One thing to take into account is that these acute MI patients may present to hospitals with no TAVI experience, where physicians may be less familiar with the unique aspects of post-TAVI PCI, Rodés-Cabau observed.
Educational programs are needed to ensure operators have the right skills, “because these patients will be more and more frequent. And we have to deal with these potential difficulties or challenges related to the fact that the patient has a valve prostheses that many times covers or extends beyond the coronary ostia,” he noted. These features in general don’t present a big problem, said Rodés-Cabau, but can do so for clinicians not accustomed to seeing them.

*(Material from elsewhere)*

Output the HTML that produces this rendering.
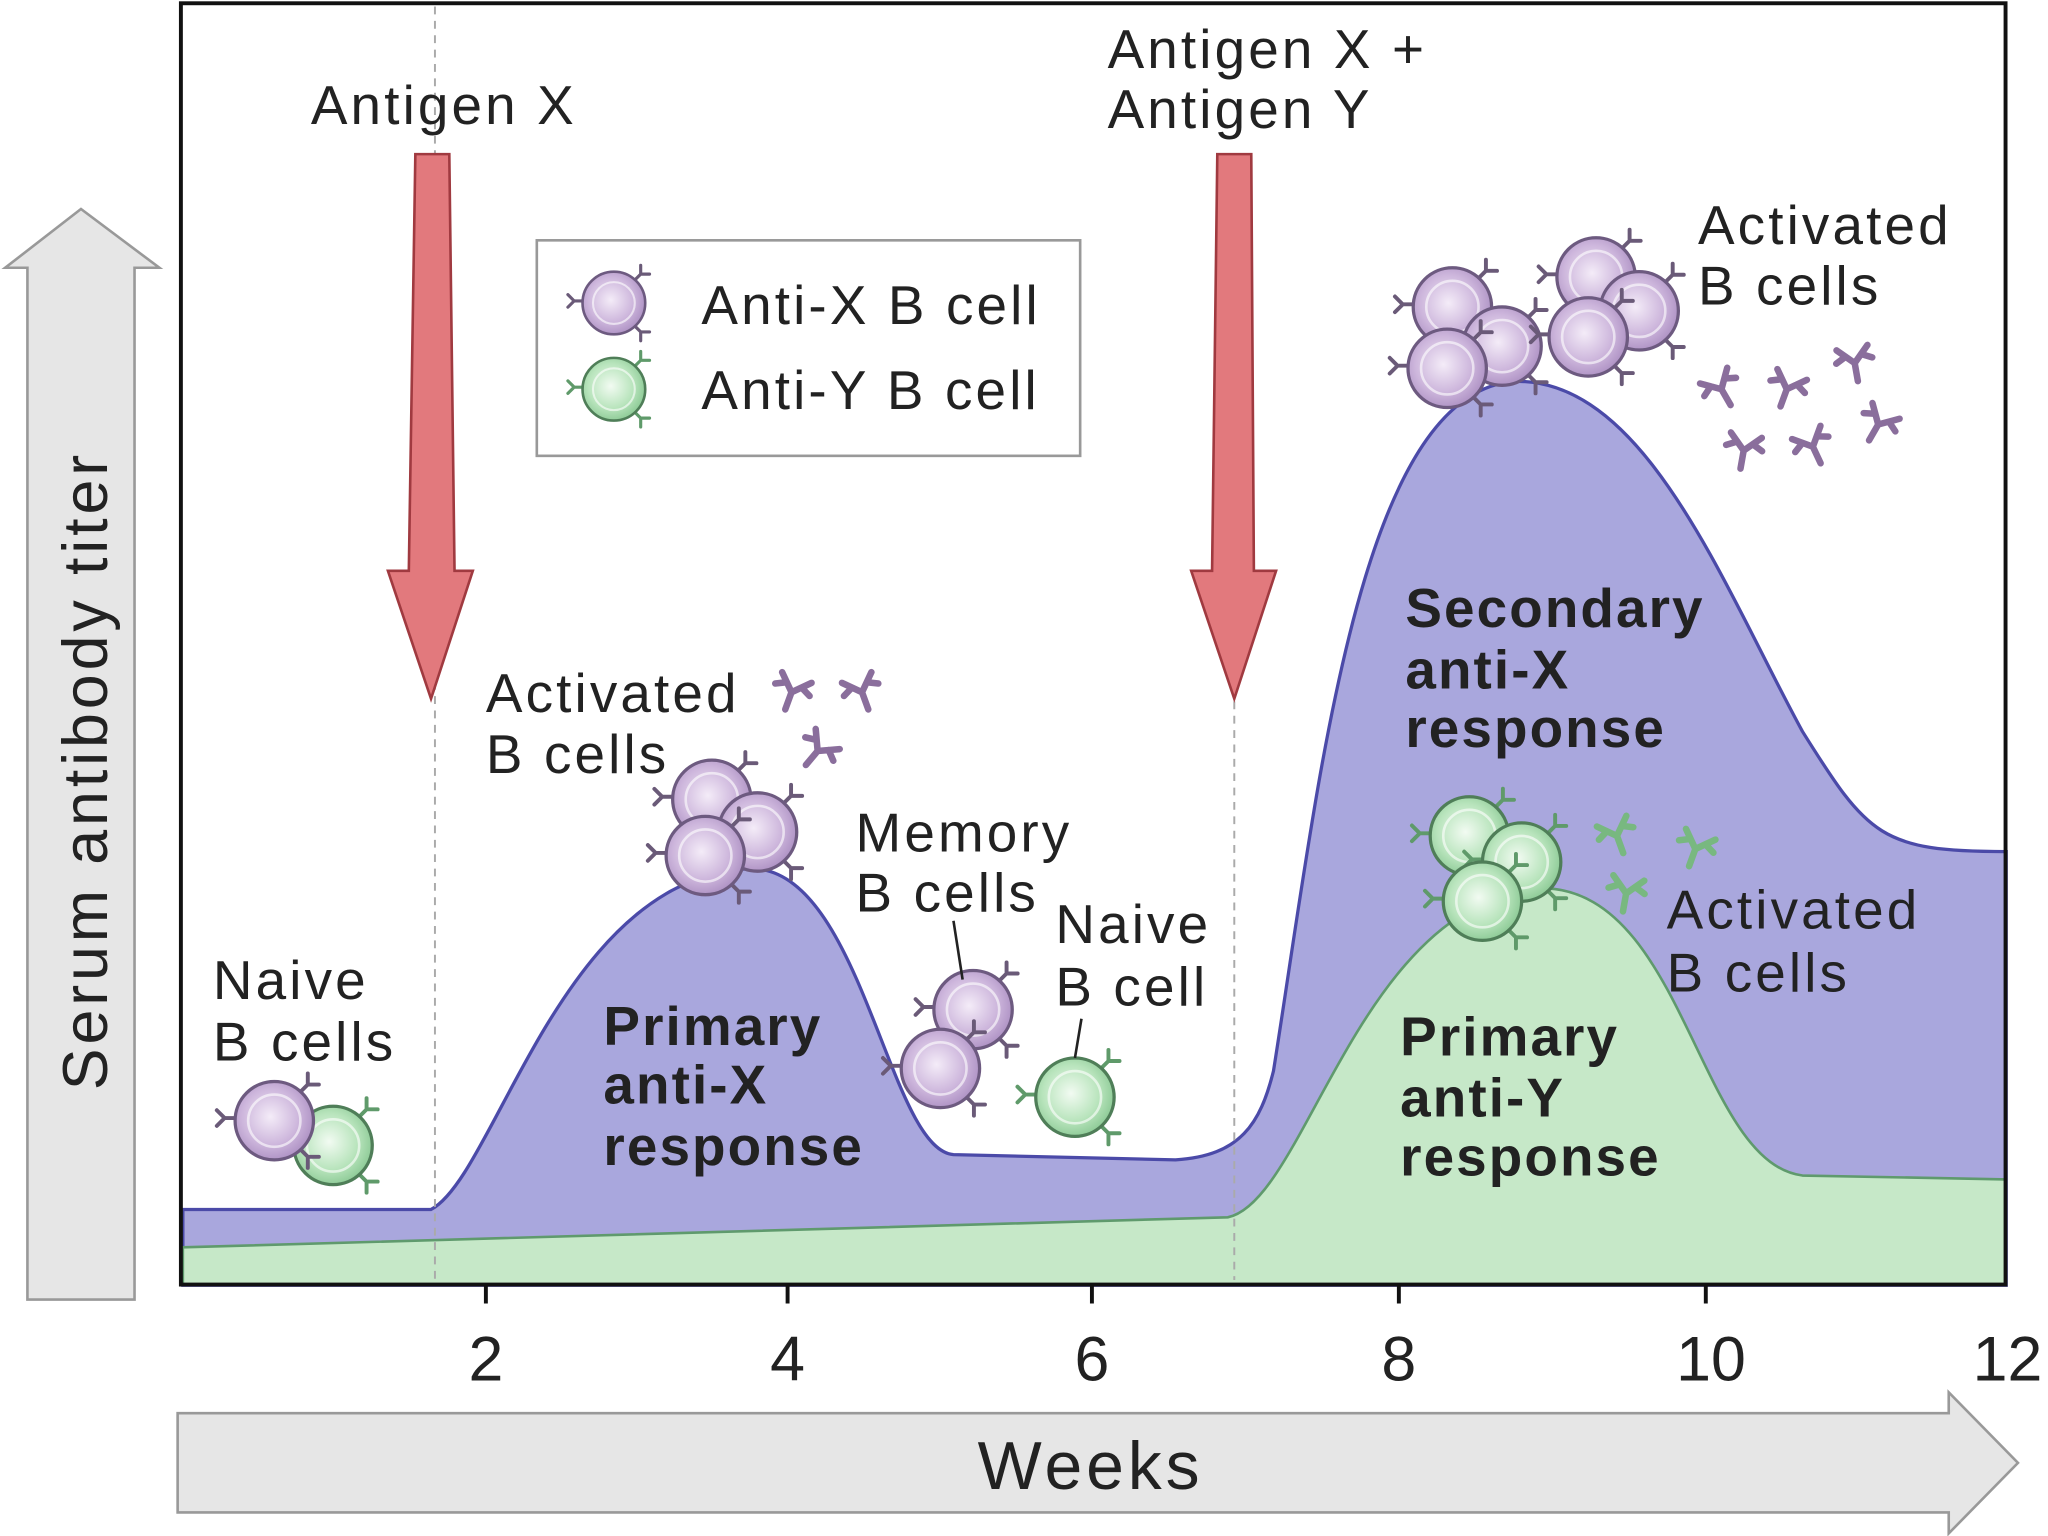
<!DOCTYPE html>
<html><head><meta charset="utf-8"><style>
html,body{margin:0;padding:0;background:#fff;}
svg{display:block;}
text{font-family:"Liberation Sans",sans-serif;fill:#222;}
.t{font-size:42px;letter-spacing:2.4px;}
.b{font-weight:bold;font-size:42px;letter-spacing:1.6px;}
</style></head><body>
<svg width="2048" height="1536" viewBox="0 0 1568 1176" xmlns="http://www.w3.org/2000/svg">
<defs>
<radialGradient id="gp" cx="0.45" cy="0.45" r="0.6"><stop offset="0" stop-color="#f4ecf8"/><stop offset="0.6" stop-color="#cdb6dc"/><stop offset="1" stop-color="#a98cc0"/></radialGradient>
<radialGradient id="gg" cx="0.45" cy="0.45" r="0.6"><stop offset="0" stop-color="#f2fbf2"/><stop offset="0.6" stop-color="#b8e4bc"/><stop offset="1" stop-color="#86c690"/></radialGradient>
<g id="ab"><path d="M0 0 L0 -8 M0 -8 L-6 -14 M0 -8 L6 -14" stroke="#6a5a78" stroke-width="3" fill="none" stroke-linecap="round"/></g>
<g id="abg"><path d="M0 0 L0 -8 M0 -8 L-6 -14 M0 -8 L6 -14" stroke="#5f9a6a" stroke-width="3" fill="none" stroke-linecap="round"/></g>
<g id="cp">
<use href="#ab" transform="translate(-30,-2) rotate(-90)"/>
<use href="#ab" transform="translate(20,-22) rotate(45)"/>
<use href="#ab" transform="translate(20,22) rotate(135)"/>
<circle r="30" fill="url(#gp)" stroke="#6d5a80" stroke-width="2.5"/>
<circle r="20" fill="none" stroke="#fff" stroke-width="2" opacity="0.6"/>
</g>
<g id="cg">
<use href="#abg" transform="translate(-30,-2) rotate(-90)"/>
<use href="#abg" transform="translate(20,-22) rotate(45)"/>
<use href="#abg" transform="translate(20,22) rotate(135)"/>
<circle r="30" fill="url(#gg)" stroke="#4f7e58" stroke-width="2.5"/>
<circle r="20" fill="none" stroke="#fff" stroke-width="2" opacity="0.6"/>
</g>
<g id="freep"><path d="M0 14 L0 0 M0 0 L-12 -12 M0 0 L12 -12 M-6 -6 L-14 -2 M6 -6 L14 -2" stroke="#8a6e9c" stroke-width="5" fill="none" stroke-linecap="round"/></g>
<g id="freeg"><path d="M0 14 L0 0 M0 0 L-12 -12 M0 0 L12 -12 M-6 -6 L-14 -2 M6 -6 L14 -2" stroke="#78b880" stroke-width="5" fill="none" stroke-linecap="round"/></g>
</defs>

<path d="M140 926 L330 926 C380 900 430 670 575 665 C660 665 680 880 730 884 L900 888 C950 885 965 860 975 820 C1010 600 1040 300 1160 292 C1260 290 1320 450 1380 560 C1430 640 1440 652 1536 652 L1536 984 L140 984 Z" fill="#a9a7dd" stroke="#4b4aa8" stroke-width="2.5"/>
<path d="M140 955 L940 932 C1000 920 1040 690 1180 680 C1290 680 1300 890 1380 900 L1536 903 L1536 984 L140 984 Z" fill="#c6e8c8" stroke="#5f9a6d" stroke-width="2"/>

<rect x="138.5" y="2.5" width="1397" height="981" fill="none" stroke="#111" stroke-width="3"/>
<line x1="333" y1="5" x2="333" y2="980" stroke="#aaa" stroke-width="1.5" stroke-dasharray="6,5"/>
<line x1="945" y1="130" x2="945" y2="980" stroke="#aaa" stroke-width="1.5" stroke-dasharray="6,5"/>
<g stroke="#111" stroke-width="3"><line x1="372" y1="984" x2="372" y2="998"/><line x1="603" y1="984" x2="603" y2="998"/><line x1="836" y1="984" x2="836" y2="998"/><line x1="1071" y1="984" x2="1071" y2="998"/><line x1="1306" y1="984" x2="1306" y2="998"/></g>
<g font-size="48" text-anchor="middle"><text x="372" y="1057">2</text><text x="603" y="1057">4</text><text x="836" y="1057">6</text><text x="1071" y="1057">8</text><text x="1310" y="1057">10</text><text x="1537" y="1057">12</text></g>

<path d="M21 995 L21 205 L4 205 L62 160 L122 205 L103 205 L103 995 Z" fill="#e6e6e6" stroke="#999" stroke-width="2"/>
<text transform="translate(82,590) rotate(-90)" font-size="48" letter-spacing="3" text-anchor="middle">Serum antibody titer</text>
<path d="M136 1082 L1492 1082 L1492 1066 L1545 1120 L1492 1174 L1492 1158 L136 1158 Z" fill="#e6e6e6" stroke="#999" stroke-width="2"/>
<text x="835" y="1140" font-size="52" letter-spacing="3" text-anchor="middle">Weeks</text>

<path d="M318 118 L344 118 L348 437 L362 437 L330 535 L297 437 L313 437 Z" fill="#e2797d" stroke="#a03a40" stroke-width="2"/>
<path d="M932 118 L958 118 L960 437 L977 437 L945 535 L912 437 L928 437 Z" fill="#e2797d" stroke="#a03a40" stroke-width="2"/>

<g class="t">
<text class="t" x="238" y="95">Antigen X</text>
<text class="t" x="848" y="52">Antigen X +</text>
<text class="t" x="848" y="98">Antigen Y</text>
<text class="t" x="1300" y="187">Activated</text><text class="t" x="1300" y="233">B cells</text>
<text class="t" x="372" y="545">Activated</text><text class="t" x="372" y="592">B cells</text>
<text class="t" x="655" y="652">Memory</text><text class="t" x="655" y="698">B cells</text>
<text class="t" x="808" y="722">Naive</text><text class="t" x="808" y="770">B cell</text>
<text class="t" x="163" y="765">Naive</text><text class="t" x="163" y="812">B cells</text>
<text class="t" x="1276" y="711">Activated</text><text class="t" x="1276" y="759">B cells</text>
</g>
<g>
<text x="462" y="800" class="b">Primary</text><text x="462" y="845" class="b">anti-X</text><text x="462" y="892" class="b">response</text>
<text x="1076" y="480" class="b">Secondary</text><text x="1076" y="527" class="b">anti-X</text><text x="1076" y="572" class="b">response</text>
<text x="1072" y="808" class="b">Primary</text><text x="1072" y="855" class="b">anti-Y</text><text x="1072" y="900" class="b">response</text>
</g>

<rect x="411" y="184" width="416" height="165" fill="#fff" stroke="#999" stroke-width="2"/>
<use href="#cp" transform="translate(470,232) scale(0.8)"/>
<use href="#cg" transform="translate(470,298) scale(0.8)"/>
<text class="t" x="537" y="248">Anti-X B cell</text>
<text class="t" x="537" y="313">Anti-Y B cell</text>

<use href="#cg" transform="translate(255,877)"/>
<use href="#cp" transform="translate(210,858)"/>
<use href="#cp" transform="translate(545,612)"/>
<use href="#cp" transform="translate(580,637)"/>
<use href="#cp" transform="translate(540,655)"/>
<use href="#freep" transform="translate(606,530) rotate(20)"/>
<use href="#freep" transform="translate(660,530) rotate(-20)"/>
<use href="#freep" transform="translate(626,575) rotate(40)"/>
<use href="#cp" transform="translate(745,773)"/>
<use href="#cp" transform="translate(720,818)"/>
<line x1="737" y1="750" x2="730" y2="705" stroke="#222" stroke-width="2"/>
<use href="#cg" transform="translate(823,840)"/>
<line x1="823" y1="810" x2="828" y2="780" stroke="#222" stroke-width="2"/>
<use href="#cp" transform="translate(1112,235)"/>
<use href="#cp" transform="translate(1150,265)"/>
<use href="#cp" transform="translate(1108,282)"/>
<use href="#cp" transform="translate(1222,212)"/>
<use href="#cp" transform="translate(1255,238)"/>
<use href="#cp" transform="translate(1216,258)"/>
<use href="#freep" transform="translate(1318,298) rotate(-30)"/>
<use href="#freep" transform="translate(1368,298) rotate(20)"/>
<use href="#freep" transform="translate(1420,278) rotate(-10)"/>
<use href="#freep" transform="translate(1335,345) rotate(10)"/>
<use href="#freep" transform="translate(1388,342) rotate(-25)"/>
<use href="#freep" transform="translate(1438,325) rotate(30)"/>
<use href="#cg" transform="translate(1125,640)"/>
<use href="#cg" transform="translate(1165,660)"/>
<use href="#cg" transform="translate(1135,690)"/>
<use href="#freeg" transform="translate(1238,640) rotate(-20)"/>
<use href="#freeg" transform="translate(1298,650) rotate(20)"/>
<use href="#freeg" transform="translate(1245,684) rotate(10)"/>
</svg>
</body></html>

Isogai pointed out that optimal management of CAD among AVR recipients, especially when it comes to TAVI, is still under discussion. Randomized controlled trials including COMPLETE TAVR, CT-CA, FORTUNA, TCW, FAITAVI, ACTIVATION, and NOTION-3 will add to the knowledge base, he predicted, as will observational studies tracing how coronary status before AVR is linked to acute MI after the procedure.
Isogai T, Saad AM, Ahuja KR, et al. Incidence, treatment, and outcomes of acute myocardial infarction following transcatheter or surgical aortic valve replacement. Catheter Cardiovasc Interv. 2021;Epub ahead of print.
- Isogai and Kapadia report no relevant conflicts of interest.
- Rodés-Cabau has received institutional research grants from Edwards Lifesciences, Medtronic, and Boston Scientific; and holds the Research Chair “Fondation Famille Jacques Larivière” for the Development of Structural Heart Disease Interventions.